* **WRITTEN EXERCISE**: Within this material, how many lines have the string "React" in them? The answer is a number, with nothing added.

Records with drawing code:
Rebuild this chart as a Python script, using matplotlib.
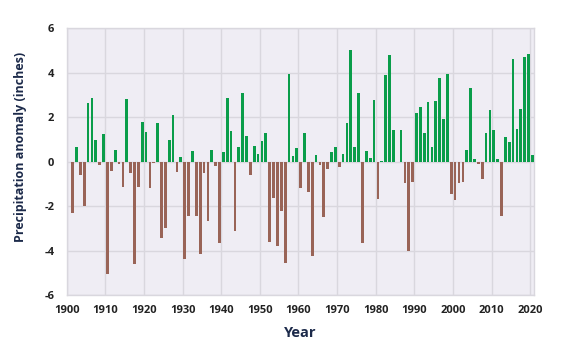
import matplotlib

matplotlib.use("Agg")
import matplotlib.pyplot as plt
import numpy as np

plt.rcParams["font.family"] = ["Open Sans", "DejaVu Sans"]
plt.rcParams["axes.unicode_minus"] = False

years = np.arange(1901, 2021)

anomaly = [
    # 1901-1910
    -2.29, 0.67, -0.57, -2.00, 2.65, 2.89, 1.00, -0.12, 1.24, -5.05,
    # 1911-1920
    -0.40, 0.52, -0.10, -1.12, 2.83, -0.52, -4.60, -1.15, 1.81, 1.36,
    # 1921-1930
    -1.17, -0.05, 1.74, -3.43, -2.98, 1.00, 2.11, -0.45, 0.21, -4.36,
    # 1931-1940
    -2.43, 0.49, -2.44, -4.16, -0.48, -2.67, 0.55, -0.19, -3.63, 0.45,
    # 1941-1950
    2.86, 1.39, -3.13, 0.67, 3.09, 1.15, -0.60, 0.73, 0.36, 0.93,
    # 1951-1960
    1.30, -3.61, -1.63, -3.79, -2.19, -4.55, 3.94, 0.28, 0.64, -1.18,
    # 1961-1970
    1.30, -1.34, -4.24, 0.31, -0.12, -2.49, -0.33, 0.43, 0.67, -0.24,
    # 1971-1980
    0.37, 1.75, 5.02, 0.66, 3.09, -3.63, 0.48, 0.19, 2.80, -1.68,
    # 1981-1990
    0.03, 3.91, 4.82, 1.45, -0.02, 1.42, -0.94, -4.03, -0.90, 2.22,
    # 1991-2000
    2.49, 1.30, 2.68, 0.67, 2.76, 3.75, 1.92, 3.96, -1.45, -1.72,
    # 2001-2010
    -0.93, -0.90, 0.55, 3.31, 0.13, -0.10, -0.75, 1.30, 2.35, 1.44,
    # 2011-2020
    0.15, -2.43, 1.12, 0.91, 4.63, 1.48, 2.37, 4.72, 4.87, 0.33,
]

x_ticks = list(range(1900, 2021, 10))
y_ticks = [-6, -4, -2, 0, 2, 4, 6]

WET = "#0a9d4a"
DRY = "#996457"
TEXT = "#1c2a4a"

values = np.array(anomaly)
colors = [WET if v >= 0 else DRY for v in values]

fig = plt.figure(figsize=(5.68, 3.47), dpi=100)
ax = fig.add_axes([0.1174, 0.149, 0.823, 0.769])
ax.set_facecolor("#efedf4")

ax.bar(years + 0.55, values, width=0.7, color=colors, zorder=3)

ax.set_xlim(1900, 2021)
ax.set_ylim(-6, 6)
ax.set_xticks(x_ticks)
ax.set_yticks(y_ticks)
ax.grid(True, color="#d9d7de", linewidth=1.0, zorder=0)
ax.tick_params(length=0, labelsize=8, labelcolor="#222222")
ax.tick_params(axis="x", pad=7)
ax.tick_params(axis="y", pad=9)
for lab in ax.get_xticklabels() + ax.get_yticklabels():
    lab.set_fontweight("bold")

for side in ax.spines.values():
    side.set_color("#d9d7de")
    side.set_linewidth(1.0)

ax.set_xlabel("Year", fontsize=10.5, fontweight="bold", color=TEXT, labelpad=7)
ax.set_ylabel("Precipitation anomaly (inches)", fontsize=9, fontweight="bold",
              color=TEXT)
ax.yaxis.set_label_coords(-0.085, 0.555)

fig.savefig("out.png", dpi=100)
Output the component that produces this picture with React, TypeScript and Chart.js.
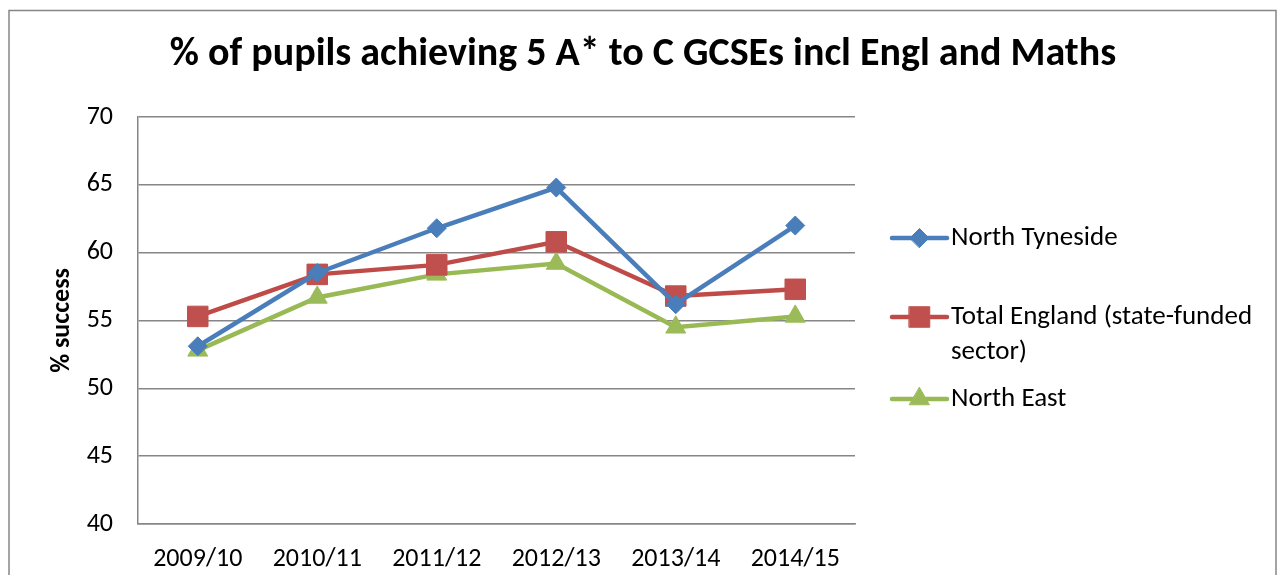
import React, { useEffect, useRef } from 'react';
import { Chart, registerables } from 'chart.js';

Chart.register(...registerables);

const TITLE = '% of pupils achieving 5 A* to C GCSEs incl Engl and Maths';
const Y_TITLE = '% success';
const CATEGORIES = ['2009/10', '2010/11', '2011/12', '2012/13', '2013/14', '2014/15'];
const NORTH_TYNESIDE = [53.1, 58.5, 61.8, 64.8, 56.2, 62.0];
const TOTAL_ENGLAND = [55.3, 58.4, 59.1, 60.8, 56.8, 57.3];
const NORTH_EAST = [52.8, 56.7, 58.4, 59.2, 54.5, 55.3];
const SERIES_NAMES = ['North Tyneside', 'Total England (state-funded sector)', 'North East'];
const Y_MIN = 40;
const Y_MAX = 70;
const Y_STEP = 5;

const FONT = 'Carlito, Calibri, Lato, "Open Sans", sans-serif';
const GRID = '#868686';

const STYLES = [
  { line: '#4A7EBB', fill: '#4A7EBB', point: 'rectRot', radius: 9.5 },
  { line: '#BE4B48', fill: '#C0504D', point: 'rect', radius: 14.5 },
  { line: '#98B954', fill: '#9BBB59', point: 'triangle', radius: 11.5 },
];

// legend entry vertical centres (first line)
const LEGEND_Y = [238, 317, 399];
const LEGEND_LINE_X0 = 892;
const LEGEND_LINE_X1 = 947;
const LEGEND_TEXT_X = 951;
const LEGEND_MAX_W = 310;

function wrap(ctx: CanvasRenderingContext2D, text: string, maxW: number): string[] {
  const words = text.split(' ');
  const lines: string[] = [];
  let cur = '';
  for (const w of words) {
    const t = cur ? cur + ' ' + w : w;
    if (ctx.measureText(t).width > maxW && cur) {
      lines.push(cur);
      cur = w;
    } else cur = t;
  }
  if (cur) lines.push(cur);
  return lines;
}

function drawMarker(ctx: CanvasRenderingContext2D, style: string, x: number, y: number, r: number) {
  ctx.beginPath();
  if (style === 'rect') {
    const s = Math.SQRT1_2 * r;
    ctx.rect(x - s, y - s, 2 * s, 2 * s);
  } else if (style === 'rectRot') {
    ctx.moveTo(x - r, y);
    ctx.lineTo(x, y - r);
    ctx.lineTo(x + r, y);
    ctx.lineTo(x, y + r);
    ctx.closePath();
  } else {
    const a = (2 * Math.PI) / 3;
    ctx.moveTo(x, y - r);
    ctx.lineTo(x + Math.sin(a) * r, y - Math.cos(a) * r);
    ctx.lineTo(x + Math.sin(2 * a) * r, y - Math.cos(2 * a) * r);
    ctx.closePath();
  }
  ctx.fill();
  ctx.stroke();
}

const decorPlugin = {
  id: 'decor',
  beforeDraw(chart: any) {
    const ctx = chart.ctx as CanvasRenderingContext2D;
    ctx.save();
    ctx.fillStyle = '#ffffff';
    ctx.fillRect(0, 0, chart.width, chart.height);
    ctx.strokeStyle = GRID;
    ctx.lineWidth = 1.5;
    ctx.strokeRect(9, 10.5, 1267, 600);
    ctx.restore();
  },
  afterDraw(chart: any) {
    const ctx = chart.ctx as CanvasRenderingContext2D;
    ctx.save();
    ctx.fillStyle = '#000';
    ctx.font = `bold 40px ${FONT}`;
    ctx.textAlign = 'center';
    ctx.textBaseline = 'middle';
    ctx.fillText(TITLE, 643, 55);

    ctx.font = `27px ${FONT}`;
    ctx.textAlign = 'left';
    SERIES_NAMES.forEach((name, i) => {
      const s = STYLES[i];
      const y = LEGEND_Y[i];
      ctx.strokeStyle = s.line;
      ctx.lineWidth = 4.5;
      ctx.lineCap = 'round';
      ctx.beginPath();
      ctx.moveTo(LEGEND_LINE_X0, y);
      ctx.lineTo(LEGEND_LINE_X1, y);
      ctx.stroke();
      ctx.fillStyle = s.fill;
      ctx.lineWidth = 1;
      ctx.strokeStyle = s.fill;
      drawMarker(ctx, s.point, (LEGEND_LINE_X0 + LEGEND_LINE_X1) / 2, y, s.radius);
      ctx.fillStyle = '#000';
      const lines = wrap(ctx, name, LEGEND_MAX_W);
      lines.forEach((ln, k) => ctx.fillText(ln, LEGEND_TEXT_X, y + k * 35));
    });
    ctx.restore();
  },
};

export default function App() {
  const ref = useRef<HTMLCanvasElement | null>(null);
  useEffect(() => {
    document.body.style.margin = '0';
    document.body.style.overflow = 'hidden';
    const seriesData = [NORTH_TYNESIDE, TOTAL_ENGLAND, NORTH_EAST];
    const chart = new Chart(ref.current!, {
      type: 'line',
      data: {
        labels: CATEGORIES,
        datasets: seriesData.map((d, i) => ({
          label: SERIES_NAMES[i],
          data: d,
          borderColor: STYLES[i].line,
          backgroundColor: STYLES[i].fill,
          pointBackgroundColor: STYLES[i].fill,
          pointBorderColor: STYLES[i].fill,
          pointBorderWidth: 1,
          pointStyle: STYLES[i].point as any,
          pointRadius: STYLES[i].radius,
          borderWidth: 4.5,
          tension: 0,
          fill: false,
        })),
      },
      options: {
        responsive: false,
        animation: false,
        layout: { padding: { top: 117, right: 1279 - 855, left: 0, bottom: 0 } },
        plugins: {
          legend: { display: false },
          title: { display: false },
          tooltip: { enabled: false },
        },
        scales: {
          x: {
            offset: true,
            grid: { display: false, drawTicks: false },
            border: { display: true, color: GRID, width: 1.5 },
            ticks: { color: '#000', font: { family: FONT, size: 26 }, padding: 20, maxRotation: 0 },
            afterFit: (s: any) => { s.height = 575 - 524; },
          },
          y: {
            min: Y_MIN,
            max: Y_MAX,
            ticks: { stepSize: Y_STEP, color: '#000', font: { family: FONT, size: 26 }, padding: 25 },
            grid: { color: GRID, lineWidth: 1.5, drawTicks: false },
            border: { display: true, color: GRID, width: 1.5 },
            title: {
              display: true,
              text: Y_TITLE,
              color: '#000',
              font: { family: FONT, size: 26, weight: 'bold' },
              padding: { top: 47, bottom: 0 },
            },
            afterFit: (s: any) => { s.width = 138; },
          },
        },
      },
      plugins: [decorPlugin],
    });
    return () => chart.destroy();
  }, []);
  return <canvas ref={ref} width={1279} height={575} style={{ display: 'block' }} />;
}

* **RESPONSE TO THE TASK**: 2